Mitt Romney: Make Business Experience A Requirement For The Presidency
Mitt Romney thinks prospective Presidents should be required to have business experience.
During a speech in Las Vegas earlier this week, Mitt Romney argued that business experience should perhaps be a qualification for the Presidency just like citizenship and age are:
“I was speaking with one of these business owners who owns a couple of restaurants in town,” Romney said. “And he said ‘You know I’d like to change the Constitution, I’m not sure I can do it,’ he said. ‘I’d like to have a provision in the Constitution that in addition to the age of the president and the citizenship of the president and the birthplace of the president being set by the Constitution, I’d like it also to say that the president has to spend at least three years working in business before he could become president of the United States.'”
Romney continued: “You see then he or she would understand that the policies they’re putting in place have to encourage small business, make it easier for business to grow. They’d understand that if they say something negative about Las Vegas it means that businesses and government agencies aren’t going to come here. And that would mean that people who have jobs in hotels will lose those jobs.”
Interestingly enough, Romney’s proposed amendments would have disqualified a whole host of American Presidents including Dwight Eisenhower, George Washington, Andrew Jackson, Abraham Lincoln, and George H.W. Bush. Now it’s probably that Romney was being just a little hyperbolic here, but the statement is of a piece with what has been a general theme of his campaign from the beginning, the idea that as a former businessman he is uniquely qualified to deal with the economic situation facing the country. The problem is that there’s not really much historical evidence to support Romney’s argument. For one thing, we haven’t really had that many “businessmen” serve in the Presidency to begin with, and many of the non-businessmen who have held the office have been more than qualified for the position. So, arguing that business experience is somehow essential to the Presidency is not supported by history, and doesn’t really hold up to serious examination on its own.
I dealt with this particular issue about two weeks ago and, at the time, noted the following:
[C]ontrary to the way people seem to frequently put it, the Presidency is not like being a Chief Executive Officer. Not only does the analogy end up being an incomplete description of presicsely what a President’s duties and role in the Federal Government actually are, but it deliberately ignores the significant differences between the two roles. When a corporate CEO makes a decision, he can reasonably expect that what he decides will be what actually happens, and if it doesn’t then he’s going to fire someone. To some extent, the CEO is restrained by the Board of Directors, which does ultimately have the power to remove him or her, but for the most part what the CEO says goes. No such luck for a President. Even with the way that Presidential powers have expanded in recent years, there is still much that an American President cannot do without the agreement of other branches of government. Often this means having to negotiate with a Congress controlled in whole or in part by the opposing party, but sometimes a President must also deal with opposing factions in his own party.
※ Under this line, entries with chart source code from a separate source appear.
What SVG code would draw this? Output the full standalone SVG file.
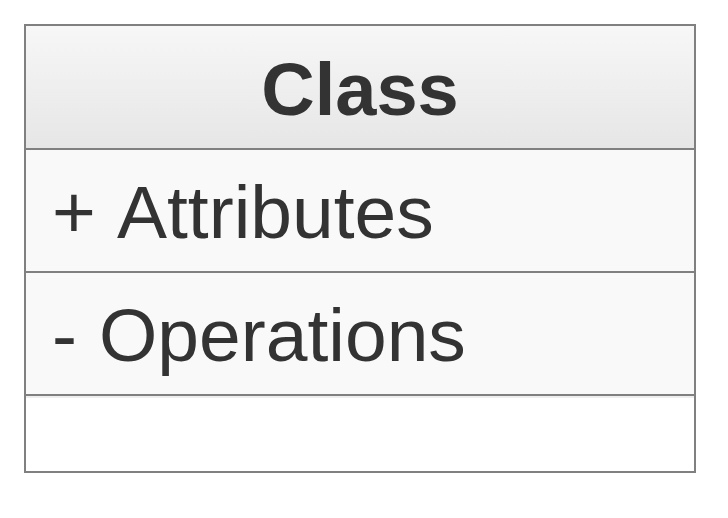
<svg xmlns="http://www.w3.org/2000/svg" width="728" height="518" viewBox="0 0 728 518">
<defs>
<linearGradient id="hdr" x1="0" y1="0" x2="0" y2="1">
<stop offset="0" stop-color="#f7f7f7"/>
<stop offset="1" stop-color="#e6e6e6"/>
</linearGradient>
<style>
.box{stroke:#808080;stroke-width:2;}
.sep{stroke:#808080;stroke-width:2;fill:none;}
.txt{font-family:"Liberation Sans",Arial,sans-serif;font-size:75px;fill:#333333;}
.title{font-size:74px;font-weight:bold;text-anchor:middle;}
</style>
</defs>
<rect width="728" height="518" fill="#ffffff"/>
<g id="class-node">
<rect x="25" y="25" width="670" height="124" fill="url(#hdr)"/>
<rect x="25" y="149" width="670" height="246" fill="#f9f9f9"/>
<rect x="25" y="395" width="670" height="77" fill="#ffffff"/>
<line x1="25" y1="397" x2="695" y2="397" stroke="#eeeeee" stroke-width="2"/>
<rect class="box" x="25" y="25" width="670" height="447" fill="none"/>
<line class="sep" x1="25" y1="149" x2="695" y2="149"/>
<line class="sep" x1="25" y1="272" x2="695" y2="272"/>
<line class="sep" x1="25" y1="395" x2="695" y2="395"/>
<text class="txt title" x="360" y="115">Class</text>
<text class="txt" y="238"><tspan x="52">+ </tspan><tspan x="117">Attributes</tspan></text>
<text class="txt" y="361"><tspan x="52">- </tspan><tspan x="99">Operations</tspan></text>
</g>
<g id="connectors"></g>
</svg>
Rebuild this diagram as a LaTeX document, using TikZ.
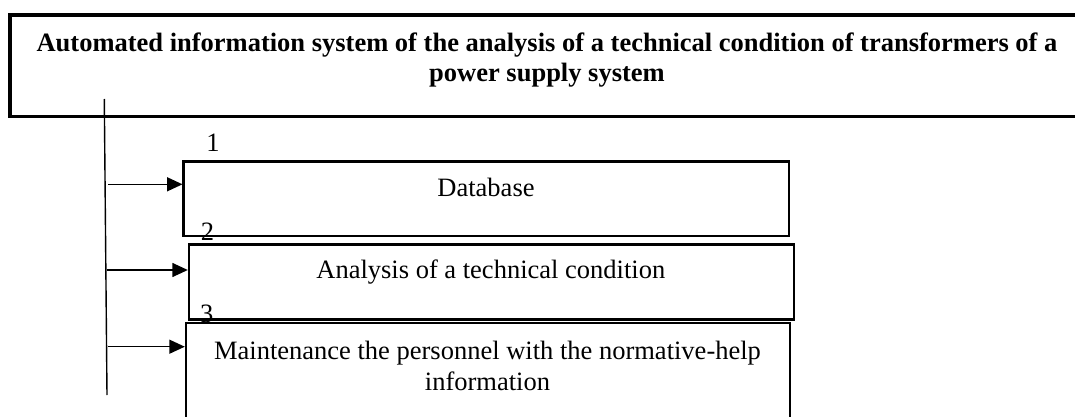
\documentclass[tikz,border=0pt]{standalone}
\usepackage{fontspec}
\setmainfont{Liberation Serif}
\usetikzlibrary{arrows.meta}
\begin{document}
\begin{tikzpicture}[x=1pt,y=-1pt,
  frame/.style={draw, line width=2.5pt, inner sep=0pt, outer sep=0pt, anchor=north west},
  txt/.style={inner sep=0pt, anchor=base, font=\fontsize{26.5}{30.7}\selectfont},
  conn/.style={line width=1.5pt, shorten >=1.2pt, -{Triangle[length=15.5pt,width=14pt]}},
]
\useasboundingbox (0,0) rectangle (1075,417);
\clip (0,0) rectangle (1075,417);
% title frame
\node[frame, line width=3.3pt, minimum width=1074pt, minimum height=101.5pt] (top) at (10,15) {};
\node[txt, font=\fontsize{26.5}{30.7}\selectfont\bfseries, align=center] (title) at (547,82)
  {Automated information system of the analysis of a technical condition of transformers of a\\power supply system};
% boxes
\node[frame, minimum width=605.1pt, minimum height=74.9pt] (b1) at (183.7,161.3) {};
\node[frame, minimum width=605.2pt, minimum height=75.2pt] (b2) at (189,244.3) {};
\node[frame, minimum width=604.2pt, minimum height=130pt] (b3) at (186,323) {};
\node[txt] (t1) at (486,196.7) {Database};
\node[txt] (t2) at (490.8,278.3) {Analysis of a technical condition};
\node[txt, align=center] (t3) at (487.5,390) {Maintenance the personnel with the normative-help\\information};
% numbers
\node[txt] (n1) at (213,151.7) {1};
\node[txt] (n2) at (207.5,240) {2};
\node[txt] (n3) at (206.7,322.7) {3};
% trunk line
\coordinate (vtop) at (104.3,99);
\coordinate (vbot) at (107,395);
\draw[line width=1.4pt] (vtop) -- (vbot);
% arrows
\coordinate (s1) at (108,184.3);
\coordinate (s2) at (107.3,270);
\coordinate (s3) at (108,346.7);
\draw[conn] (s1) -- (s1 -| b1.west);
\draw[conn] (s2) -- (s2 -| b2.west);
\draw[conn] (s3) -- (s3 -| b3.west);
\end{tikzpicture}
\end{document}
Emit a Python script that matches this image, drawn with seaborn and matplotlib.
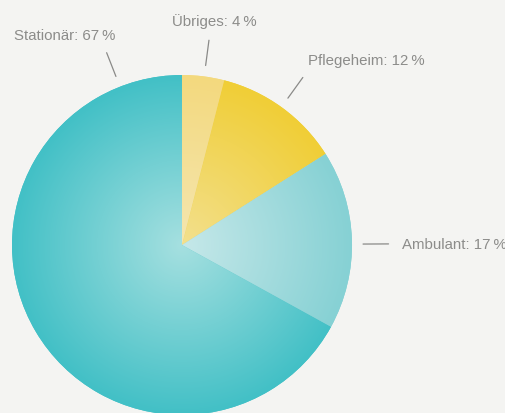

Perhaps there are skills that Romney learned in business that would make him a good, or even great, President, but it strikes me that he would be the exception rather than the rule. The two men with the most business experience to ever reach the White House were Herbert Hoover and George W. Bush, and neither one of them seemed to have that great of a handle on what it took to be a good President. Indeed, one could argue that it was their business instincts that tripped them up in the Oval Office. On the non-businessman side meanwhile, we have the men I listed above, along with men like Bill Clinton who, whatever else one wants to say about him, remains one of the most skille politicians the nation has ever had in the Oval Office. Romney’s (perhaps not seriously) proposed change to the Constitution would have barred all of them from being President for reasons that, in the end, seem trivial at best.
There’s nothing wrong with someone with business experience being President, of course, but the idea of making it a job requirement for all Presidents is quite simply absurd.